This post is about the dangers of tying a specification, protocol or application to a specific version of Unicode.

For example, I was in a discussion last week about XML, and the problems caused by the fact that XML 1.0 is currently tied to a specific version of Unicode, and a very old version at that (2.0). This affects what characters you can use for things such as element and attribute names, enumerated lists for attribute values, and ids. Note that I’m not talking about the content, just those names.
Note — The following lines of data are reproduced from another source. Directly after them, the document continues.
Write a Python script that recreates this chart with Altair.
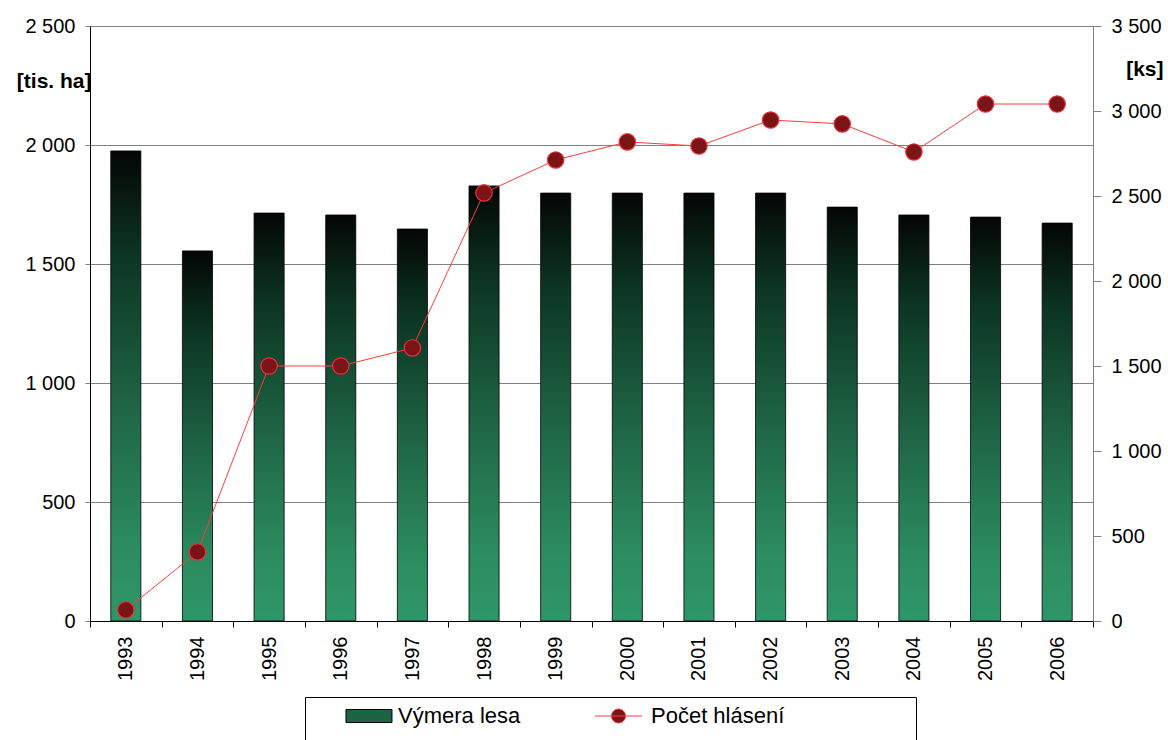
import altair as alt
import pandas as pd

years = [str(y) for y in range(1993, 2007)]
area = [1975, 1555, 1714, 1706, 1647, 1828, 1798, 1798, 1798, 1798, 1739, 1706, 1697, 1672]
reports = [65, 406, 1500, 1500, 1606, 2518, 2712, 2818, 2794, 2947, 2924, 2759, 3041, 3041]
series = ["Výmera lesa", "Počet hlásení"]
left_ticks = [0, 500, 1000, 1500, 2000, 2500]
right_ticks = [0, 500, 1000, 1500, 2000, 2500, 3000, 3500]

df = pd.DataFrame({"year": years, "area": area, "reports": reports})
legend_df = pd.DataFrame({"s": series})

FONT = "Liberation Sans"
label_expr = "replace(format(datum.value, ','), ',', ' ')"

bar_grad = alt.LinearGradient(
    gradient="linear", x1=0, y1=0, x2=0, y2=1,
    stops=[
        alt.GradientStop(offset=0.0, color="#040605"),
        alt.GradientStop(offset=0.22, color="#0c3523"),
        alt.GradientStop(offset=0.55, color="#1f6646"),
        alt.GradientStop(offset=0.85, color="#2c8d60"),
        alt.GradientStop(offset=1.0, color="#2e9668"),
    ],
)

# legend symbol shapes (unit = 7 px); trailing move-to points only widen the legend box
bar_path = "M3.14,-0.93H9.71V0.93H3.14ZM3.14,-1.2M3.14,5"
line_path = "M2.57,0H9.29M6.93,0A1,1,0,1,1,4.93,0A1,1,0,1,1,6.93,0ZM6.93,-1.2M47,5"

x_enc = alt.X(
    "year:N",
    scale=alt.Scale(paddingInner=0, paddingOuter=0),
    axis=alt.Axis(
        title=None, labelAngle=-90, labelFontSize=20, labelFont=FONT, labelColor="black",
        tickBand="extent", tickSize=6, labelPadding=9, domainColor="black", tickColor="black",
    ),
)

bars = alt.Chart(df).mark_bar(
    fill=bar_grad, stroke="black", strokeWidth=0.8, width=alt.RelativeBandSize(0.42)
).encode(
    x=x_enc,
    y=alt.Y(
        "area:Q",
        scale=alt.Scale(domain=[0, 2500], nice=False),
        axis=alt.Axis(
            values=left_ticks, labelExpr=label_expr, grid=True, gridColor="#808080",
            gridWidth=1, tickSize=5, tickColor="#808080", domainColor="black",
            labelFontSize=20, labelFont=FONT, labelColor="black", labelPadding=10,
            title="[tis. ha]", titleAngle=0, titleFontWeight="bold", titleFontSize=21,
            titleFont=FONT, titleColor="black", titleAlign="right", titleBaseline="middle",
            titleX=1, titleY=55,
        ),
    ),
)

y_right = alt.Y(
    "reports:Q",
    scale=alt.Scale(domain=[0, 3500], nice=False),
    axis=alt.Axis(
        orient="right", values=right_ticks, labelExpr=label_expr, grid=False,
        tickSize=8, tickColor="#808080", domainColor="#808080",
        labelFontSize=20, labelFont=FONT, labelColor="black", labelPadding=10,
        title="[ks]", titleAngle=0, titleFontWeight="bold", titleFontSize=21,
        titleFont=FONT, titleColor="black", titleAlign="right", titleBaseline="middle",
        titleX=70, titleY=43,
    ),
)

line = alt.Chart(df).mark_line(strokeWidth=1, color="#ff3b3b").encode(x=x_enc, y=y_right)

points = alt.Chart(df).mark_circle(
    size=270, fill="#7b1416", stroke="#e8323a", strokeWidth=1.2, opacity=1
).encode(x=x_enc, y=y_right)

right = alt.layer(line, points)

legend_def = alt.Legend(
    title=None, orient="none", legendX=215, legendY=671, direction="horizontal",
    columns=2, symbolSize=196, labelOffset=63, columnPadding=45, padding=8,
    strokeColor="black", labelFontSize=22, labelFont=FONT, labelColor="black",
    symbolStrokeWidth=1, symbolOpacity=1, labelLimit=300,
)

legend_layer = alt.Chart(legend_df).transform_filter("false").mark_point(filled=True).encode(
    shape=alt.Shape("s:N", scale=alt.Scale(domain=series, range=[bar_path, line_path]), legend=legend_def),
    fill=alt.Fill("s:N", scale=alt.Scale(domain=series, range=["#1d6444", "#7b1416"]), legend=legend_def),
    stroke=alt.Stroke("s:N", scale=alt.Scale(domain=series, range=["#000000", "#ff3b3b"]), legend=legend_def),
)

chart = alt.layer(bars, right, legend_layer).resolve_scale(y="independent").properties(
    width=1003,
    height=595,
    autosize=alt.AutoSizeParams(type="none"),
    padding={"left": 90, "top": 26, "right": 75, "bottom": 119},
).configure_view(stroke="#808080", strokeWidth=1).configure(font=FONT)

chart.save("out.html", embed_options={"renderer": "svg", "actions": False})
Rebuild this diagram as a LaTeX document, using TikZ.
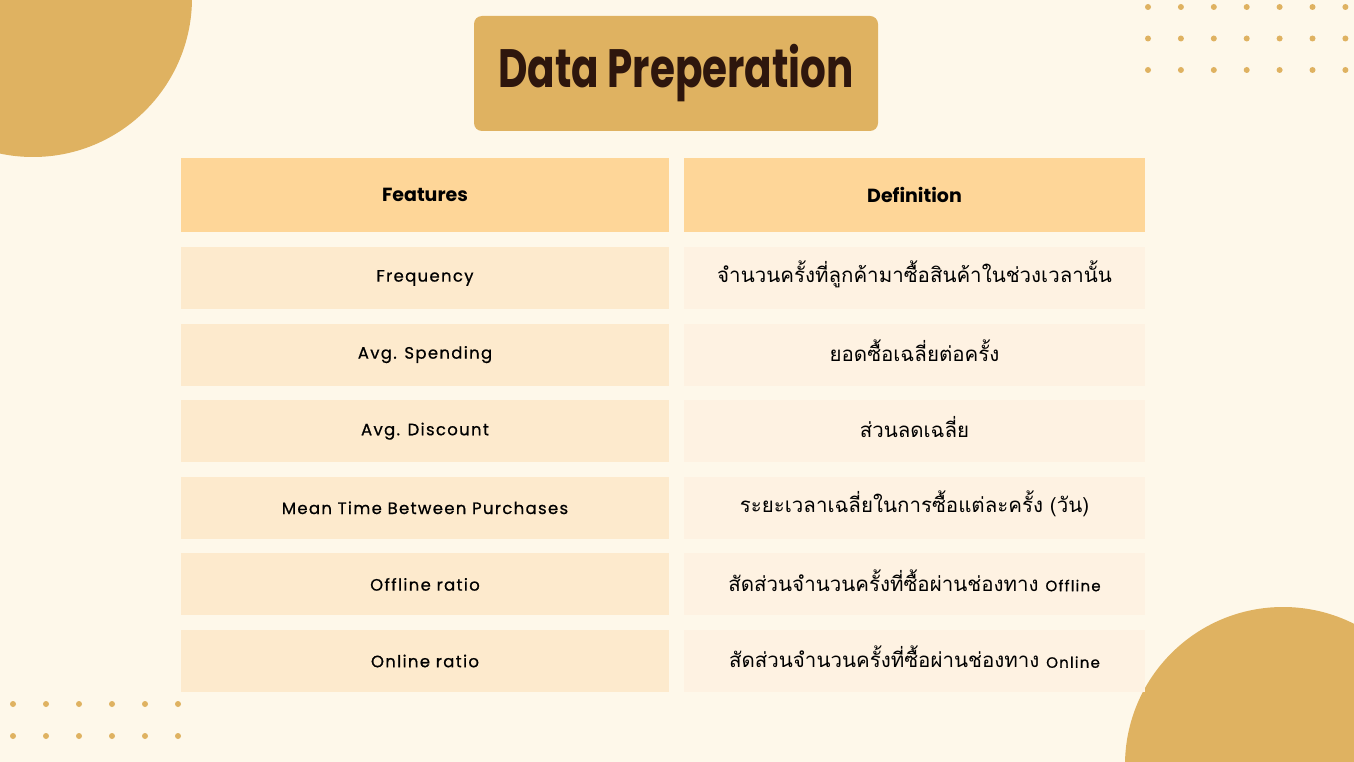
\documentclass[tikz,border=0pt]{standalone}
\usepackage{fontspec}
\usepackage{graphicx}
\setmainfont{Poppins}
\newfontfamily\thaifont[Script=Thai]{Loma}
\newfontfamily\featfont[LetterSpace=8,FakeBold=0.7]{Poppins}
\definecolor{bgcream}{HTML}{FEF8EA}
\definecolor{mustard}{HTML}{DFB261}
\definecolor{headcell}{HTML}{FED698}
\definecolor{featcell}{HTML}{FDEACD}
\definecolor{defcell}{HTML}{FEF2E2}
\definecolor{titleink}{HTML}{2E160D}
\newcommand{\engword}[1]{{\featfont\fontsize{15}{18}\selectfont #1}}

\begin{document}
\begin{tikzpicture}[x=1pt,y=-1pt,
	cell/.style={minimum height=62pt, inner sep=0pt},
	featbox/.style={cell, fill=featcell, minimum width=488pt, font=\featfont\fontsize{16.5}{19}\selectfont},
	defbox/.style={cell, fill=defcell, minimum width=461pt, font=\thaifont\fontsize{20.5}{24}\selectfont},
	headbox/.style={fill=headcell, minimum height=74pt, inner sep=0pt, font=\bfseries\fontsize{19}{22}\selectfont},
	dot/.style={fill=mustard}]
	\useasboundingbox (0,0) rectangle (1354,762);
	\fill[bgcream] (0,0) rectangle (1354,762);
	\begin{scope}
		\clip (0,0) rectangle (1354,762);
		\fill[mustard] (33,-2) circle (159pt);
		\fill[mustard] (1283,765) circle (158pt);
	\end{scope}
	\foreach \x in {0,...,6} \foreach \y in {0,1,2} \fill[dot] (1148+32.9*\x,7+31.5*\y) circle (3pt);
	\foreach \x in {0,...,5} \foreach \y in {0,1} \fill[dot] (13+33*\x,704+32*\y) circle (3pt);
	\node[fill=mustard, rounded corners=8pt, minimum width=404pt, minimum height=115pt, text=titleink, font=\bfseries\fontsize{54}{60}\selectfont] (title) at (676,73.5) {\scalebox{0.75}[1]{Data Preperation}};
	\node[headbox, minimum width=488pt] (feathead) at (425,195) {Features};
	\node[headbox, minimum width=461pt] (defhead) at (914.5,195) {Definition};
	\foreach \feat/\defn [count=\i from 0] in {Frequency/จำนวนครั้งที่ลูกค้ามาซื้อสินค้าในช่วงเวลานั้น, Avg. Spending/ยอดซื้อเฉลี่ยต่อครั้ง, Avg. Discount/ส่วนลดเฉลี่ย, Mean Time Between Purchases/ระยะเวลาเฉลี่ยในการซื้อแต่ละครั้ง (วัน), Offline ratio/{สัดส่วนจำนวนครั้งที่ซื้อผ่านช่องทาง \engword{Offline}}, Online ratio/{สัดส่วนจำนวนครั้งที่ซื้อผ่านช่องทาง \engword{Online}}}
	{
		\node[featbox] (feat\i) at (425,278+76.6*\i) {\feat};
		\node[defbox] (def\i) at (914.5,278+76.6*\i) {};
		\node[font=\thaifont\fontsize{20.5}{24}\selectfont, inner sep=0pt] (deftext\i) at ([yshift=4pt]def\i.center) {\defn};
	}
\end{tikzpicture}
\end{document}
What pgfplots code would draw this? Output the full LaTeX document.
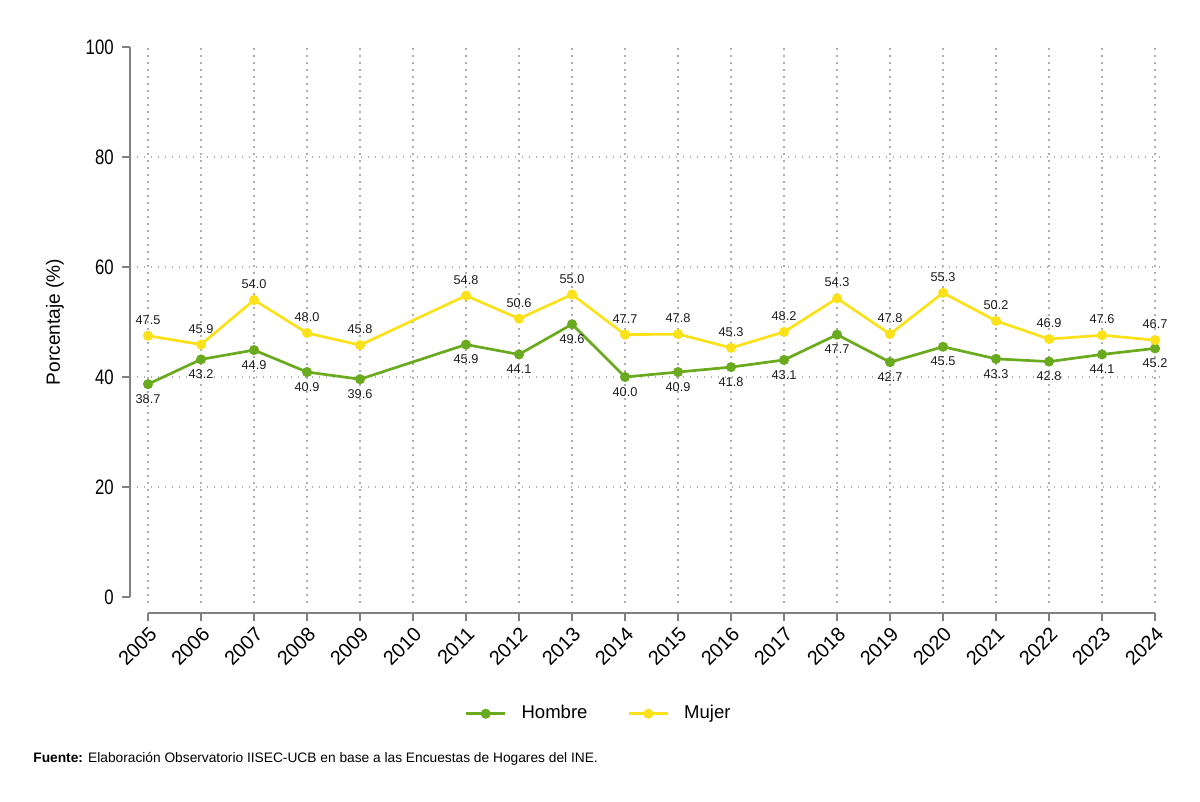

I spoke about this at a W3C Technical Plenary some time back in terms of how this bars people from using certain aspects of XML applications in their own language if they use scripts that have been added to Unicode since version 2.0. This includes over 150 million people speaking languages written with Ethiopic, Canadian Syllabics, Khmer, Sinhala, Mongolian, Yi, Philippine, New Tai Lue, Buginese, Cherokee, Syloti Nagri, N’Ko, Tifinagh and other scripts.

This means, for example, that if your language is written with one of these scripts, and you write some XHTML that you want to be valid (so you can use it with AJAX or XSLT, etc.), you can’t use the same language for an id attribute value as for the content of your page. (Try validating this page now. The previous link used some Ethiopic for the name and id attribute values.)

But there’s another issue that hasn’t received so much press – and yet I think, in it’s own way, it can be just as problematic. Scripts that were supported by Unicode 2.0 have not stood still, and additional characters are being added to such scripts with every new Unicode release. In some cases these characters will see very general use. Take for example, the Bengali character U+09CE BENGALI LETTER KHANDA TA.

With the release of Unicode 4.1 this character was added to the standard, with a clear admonition that it should in future be used in text, rather than the workaround people had been using previously.

This is not a rarely used character. It is a common part of the alphabet. Put Bengali in a link and you’re generally ok. Include a khanda ta letter in it, though, and you’re in trouble. It’s as if English speakers could use any word in an id, as long as it didn’t have a ‘q’ in it. It’s a recipe for confusion and frustration.

Similar, but much more far reaching, changes will be introduced to the Myanmar script (used for Burmese) in the upcoming version 5.1. Unlike the khanda ta, these changes will affect almost every word. So if your application or protocol froze its Unicode support to a version between 3.0 and 5.0, like IDNA, you will suddenly be disenfranchising Burmese users who had been perfectly happy until now.

Here are a few more examples (provided by Ken Whistler) of characters added to Unicode after the initial script adoption that will raise eyebrows for people who speak the relevant language:

  • 01F6 LATIN SMALL LETTER N WITH GRAVE: shows up in NFC pinyin data for Chinese.
  • 0219 LATIN SMALL LETTER S WITH COMMA BELOW: Romanian data.
  • 0450 CYRILLIC SMALL LETTER IE WITH GRAVE: Macedonian in NFC.
  • 0653..0655 Arabic combining maddah and hamza: Implicated in NFC normalization of common Arabic letters now.
  • 0972 DEVANAGARI LETTER CANDRA A: Marathi.
  • 097B DEVANAGARI LETTER GGA: Sindhi.
  • 0B35 ORIYA LETTER VA: Oriya.
  • 0BB6 TAMIL LETTER SHA: Needed to spell sri.
  • 0D7A..0D7F Malayalam chillu letters: Those will be ubiquitous in Malayalam data, post Unicode 5.1.
  • and a bunch of Chinese additions.

So the moral is this: decouple your application, protocol or specification from a specific version of the Unicode Standard. Allow new characters to be used by people as they come along, and users all around the world will thank you.